« Mobilisation10septembre » : c’est le nom du nouveau collectif citoyen qui entend contester frontalement le budget 2026 présenté début juillet par le gouvernement. Annoncé par le Premier ministre François Bayrou, ce projet prévoit plusieurs mesures d’austérité jugées explosives : suppression de deux jours fériés, gel des retraites et des prestations sociales, réduction de 3 000 postes dans la fonction publique.
En réaction, une vingtaine de citoyens, venus d’horizons divers, se sont organisés en ligne, en dehors de tout cadre syndical ou partisan. En quelques jours, leur initiative s’est structurée autour d’un nom, d’outils numériques et d’un objectif clair : bâtir une riposte nationale face à ce qu’ils qualifient de « coup de force social ».
A LIRE AUSSI
Le grand mensonge du pouvoir d’achat
Boycott économique et désobéissance civile
Le collectif revendique une totale autonomie politique. Il coordonne ses actions via un site internet, un compte X (anciennement Twitter) et plusieurs groupes Telegram régionaux. Ces canaux assurent la diffusion de visuels, d’instructions pratiques et d’appels à la mobilisation. Le 24 juillet, le principal canal X comptait près de 2 880 abonnés. Plus de 2 000 personnes participaient déjà à une boucle de discussion active sur Telegram.

Les revendications centrales sont claires : réinvestissement massif dans les services publics, notamment dans la santé et l’éducation, arrêt des suppressions de postes, refus des logiques budgétaires jugées « inhumaines ». Les organisateurs demandent également le maintien des jours fériés, la revalorisation des salaires et des retraites, et l’indexation des minimas sociaux sur le coût réel de la vie.

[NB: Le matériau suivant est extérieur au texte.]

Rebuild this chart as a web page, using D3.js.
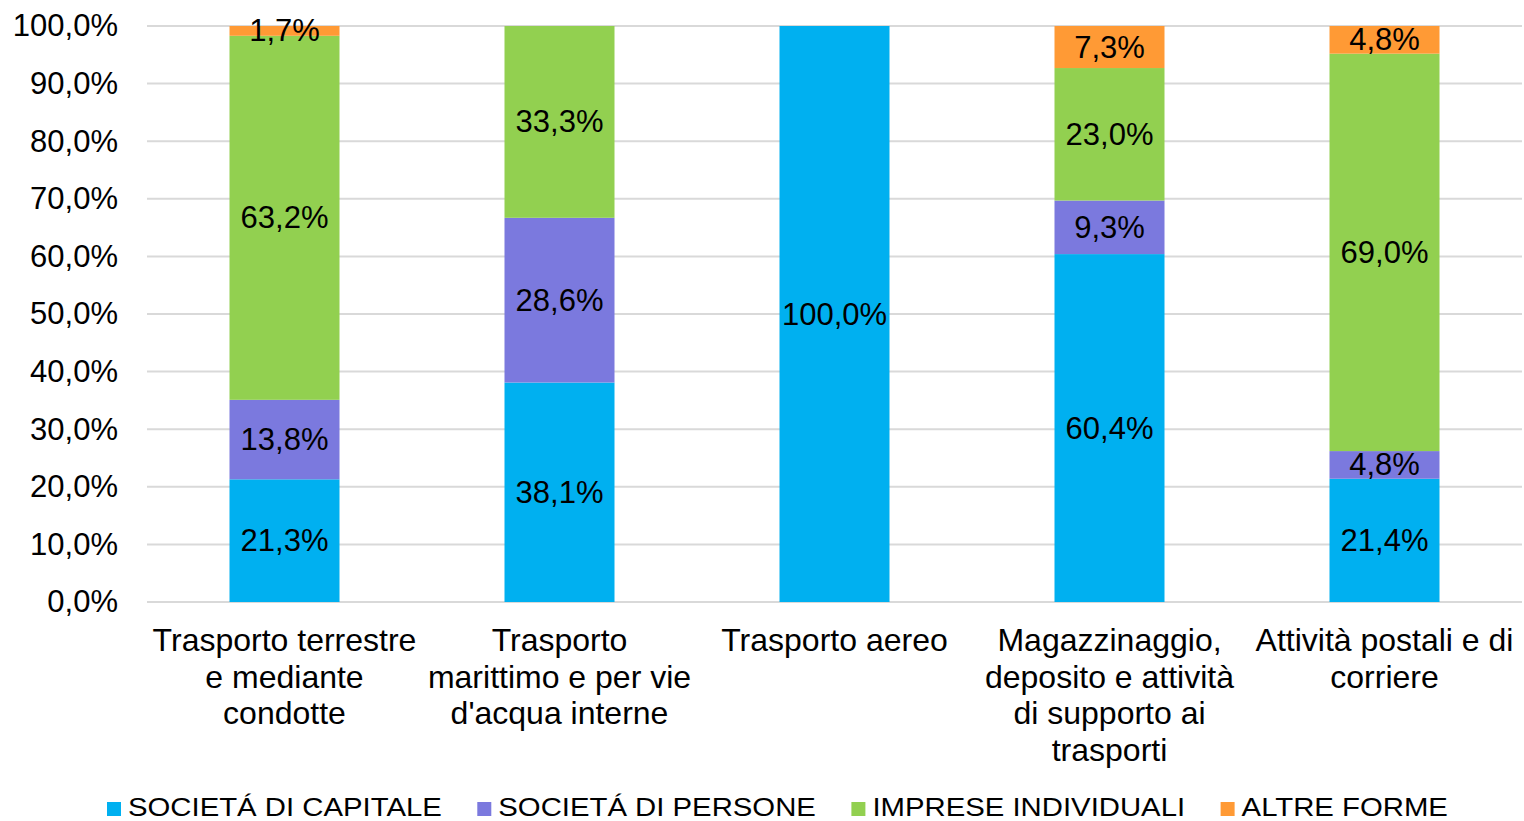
<!DOCTYPE html>
<html>
<head>
<meta charset="utf-8">
<script src="https://cdn.jsdelivr.net/npm/d3@7"></script>
<style>
  html, body { margin: 0; padding: 0; background: #fff; }
  svg { display: block; font-family: "Liberation Sans", Arial, sans-serif; }
</style>
</head>
<body>
<svg id="chart" width="1524" height="821"></svg>
<script>
const categories = [
  "Trasporto terrestre e mediante condotte",
  "Trasporto marittimo e per vie d'acqua interne",
  "Trasporto aereo",
  "Magazzinaggio, deposito e attività di supporto ai trasporti",
  "Attività postali e di corriere"
];
const categoryLines = [
  ["Trasporto terrestre", "e mediante", "condotte"],
  ["Trasporto", "marittimo e per vie", "d'acqua interne"],
  ["Trasporto aereo"],
  ["Magazzinaggio,", "deposito e attività", "di supporto ai", "trasporti"],
  ["Attività postali e di", "corriere"]
];
const seriesNames = ["SOCIETÁ DI CAPITALE", "SOCIETÁ DI PERSONE", "IMPRESE INDIVIDUALI", "ALTRE FORME"];
const seriesColors = ["#00B0F0", "#7B79DE", "#92D050", "#FF9A35"];
const societaCapitale = [21.3, 38.1, 100.0, 60.4, 21.4];
const societaPersone  = [13.8, 28.6, 0, 9.3, 4.8];
const impreseIndividuali = [63.2, 33.3, 0, 23.0, 69.0];
const altreForme = [1.7, 0, 0, 7.3, 4.8];
const yTicks = [0, 10, 20, 30, 40, 50, 60, 70, 80, 90, 100];

const seriesValues = [societaCapitale, societaPersone, impreseIndividuali, altreForme];
const fmt = v => v.toFixed(1).replace(".", ",") + "%";

const svg = d3.select("#chart");
const margin = {left: 147, right: 2, top: 26, bottom: 219};
const W = 1524, H = 821;
const x = d3.scaleBand().domain(categories).range([margin.left, W - margin.right])
  .paddingInner(0.6).paddingOuter(0.3);
const y = d3.scaleLinear().domain([0, 100]).range([H - margin.bottom, margin.top]);

// gridlines
const yAxis = d3.axisLeft(y).tickValues(yTicks).tickSize(0).tickPadding(29).tickFormat(fmt);
const grid = svg.append("g");
grid.selectAll("line").data(yTicks).join("line")
  .attr("x1", margin.left).attr("x2", W - margin.right)
  .attr("y1", d => y(d)).attr("y2", d => y(d))
  .attr("stroke", "#D9D9D9").attr("stroke-width", 2);

const gy = svg.append("g").attr("transform", `translate(${margin.left},0)`).call(yAxis);
gy.select(".domain").remove();
gy.selectAll("text").attr("font-size", 31).attr("fill", "#000")
  .attr("font-family", "'Liberation Sans', Arial, sans-serif");

// stacked data
const rows = categories.map((c, i) => {
  const r = {cat: c};
  seriesNames.forEach((s, k) => r[s] = seriesValues[k][i]);
  return r;
});
const stack = d3.stack().keys(seriesNames)(rows);

const layers = svg.append("g").selectAll("g").data(stack).join("g")
  .attr("fill", (d, k) => seriesColors[k]);
layers.selectAll("rect").data(d => d.filter(p => p[1] - p[0] > 0)).join("rect")
  .attr("x", p => x(p.data.cat))
  .attr("width", x.bandwidth())
  .attr("y", p => y(p[1]))
  .attr("height", p => y(p[0]) - y(p[1]));

// data labels
const labels = svg.append("g");
stack.forEach((layer, k) => {
  layer.forEach(p => {
    const v = p[1] - p[0];
    if (v <= 0) return;
    labels.append("text")
      .attr("x", x(p.data.cat) + x.bandwidth() / 2)
      .attr("y", y((p[0] + p[1]) / 2))
      .attr("text-anchor", "middle")
      .attr("dominant-baseline", "central")
      .attr("font-size", 31)
      .attr("fill", "#000")
      .text(fmt(seriesValues[k][categories.indexOf(p.data.cat)]));
  });
});

// category labels
const catG = svg.append("g");
categories.forEach((c, i) => {
  const t = catG.append("text")
    .attr("x", x(c) + x.bandwidth() / 2)
    .attr("y", 651)
    .attr("text-anchor", "middle")
    .attr("font-size", 32)
    .attr("fill", "#000");
  categoryLines[i].forEach((ln, j) => {
    t.append("tspan").attr("x", x(c) + x.bandwidth() / 2)
      .attr("dy", j === 0 ? 0 : 36.5).text(ln);
  });
});

// legend
const leg = svg.append("g");
let lx = 107;
const sx = 1.173;
seriesNames.forEach((s, k) => {
  leg.append("rect").attr("x", lx).attr("y", 802).attr("width", 14).attr("height", 14)
    .attr("fill", seriesColors[k]);
  const t = leg.append("text")
    .attr("transform", `translate(${lx + 21},815.5) scale(${sx},1)`)
    .attr("font-size", 25).attr("fill", "#000").text(s);
  const w = t.node().getComputedTextLength() * sx;
  lx += 21 + w + 35.5;
});
</script>
</body>
</html>
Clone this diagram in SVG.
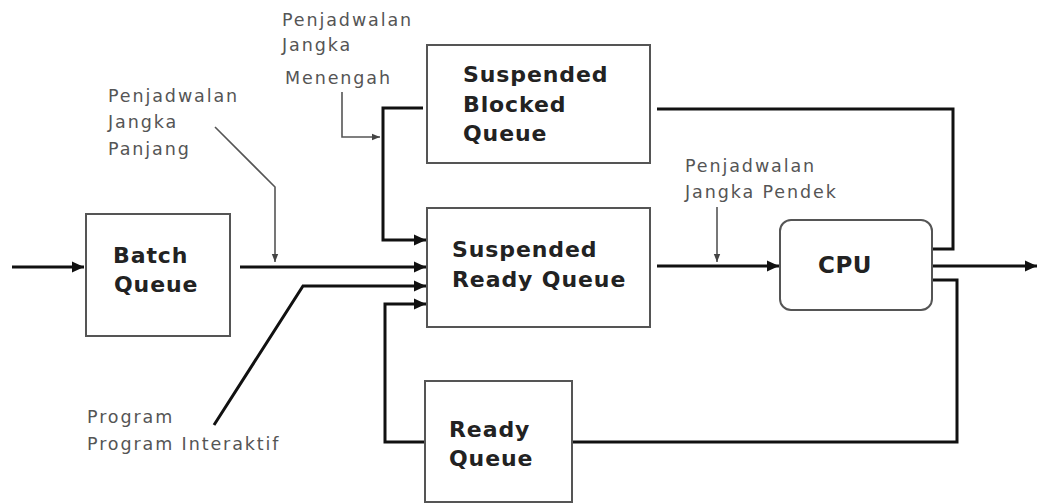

La suppression des jours fériés et les réductions budgétaires dans le secteur de la santé cristallisent particulièrement les tensions.
Trois axes structurent les modes d’action annoncés. Le boycott économique tout d’abord : limitation des achats en grande surface, retraits d’argent massifs, réduction volontaire de la consommation et appels à ne pas travailler lorsque cela est possible (congés, arrêts maladie). Ensuite, la désobéissance civile : ralentissements administratifs, refus de certaines démarches, occupations pacifiques de lieux symboliques comme les préfectures, mairies ou agences de prestations sociales, blocages ciblés de routes et de sites logistiques. Enfin, la solidarité : création de caisses locales de grève et de soutien, organisation de repas partagés, mise en place d’espaces de coordination par quartier.
Une carte des rassemblements
Le collectif publie en ligne une carte des rassemblements prévus. Plusieurs grandes villes sont mentionnées : Amiens, Bordeaux, Lyon, Marseille, Toulouse, ainsi que des cibles logistiques stratégiques comme les raffineries, dépôts pétroliers ou centres de distribution.
Le mouvement assume son inspiration directe des gilets jaunes de 2018-2019. On retrouve une structuration horizontale, l’expression de colères multiples, le recours au boycott, aux blocages, et à une mobilisation numérique virale. La méfiance vis-à-vis des syndicats reste forte. Certaines figures de l’époque, comme Fabrice Grimal, ont relayé l’appel à la mobilisation. Mais le collectif ne met en avant aucun leader : l’anonymat est présenté comme un choix stratégique.
Des différences notables existent néanmoins. Aucun signe distinctif n’a été annoncé, et les organisateurs insistent sur la nature pacifique des actions. La diversité des profils engagés (soignants, ouvriers, chômeurs, étudiants, salariés de la classe moyenne) reflète une hétérogénéité sociale plus large que lors des premiers mois des gilets jaunes.
Face à cette initiative, le gouvernement indique « surveiller de près » la situation, tout en minimisant l’ampleur du mouvement. Les syndicats restent en retrait. Malgré la circulation de plusieurs pétitions, aucune organisation nationale ne semble vouloir s’impliquer à ce stade.
Le 10 septembre pourrait ainsi marquer une étape dans l’évolution des formes de contestation sociale en France. Organisation numérique, structuration horizontale, rejet des institutions classiques : autant de traits qui évoquent les mobilisations de ces dernières années tout en signalant une adaptation aux outils et aux contextes de 2025. Si le mouvement parvient à s’ancrer dans le réel, il pourrait ouvrir la voie à une nouvelle séquence de mobilisation populaire. À défaut, il illustrerait les limites d’une contestation virtuelle incapable de peser dans le rapport de force social.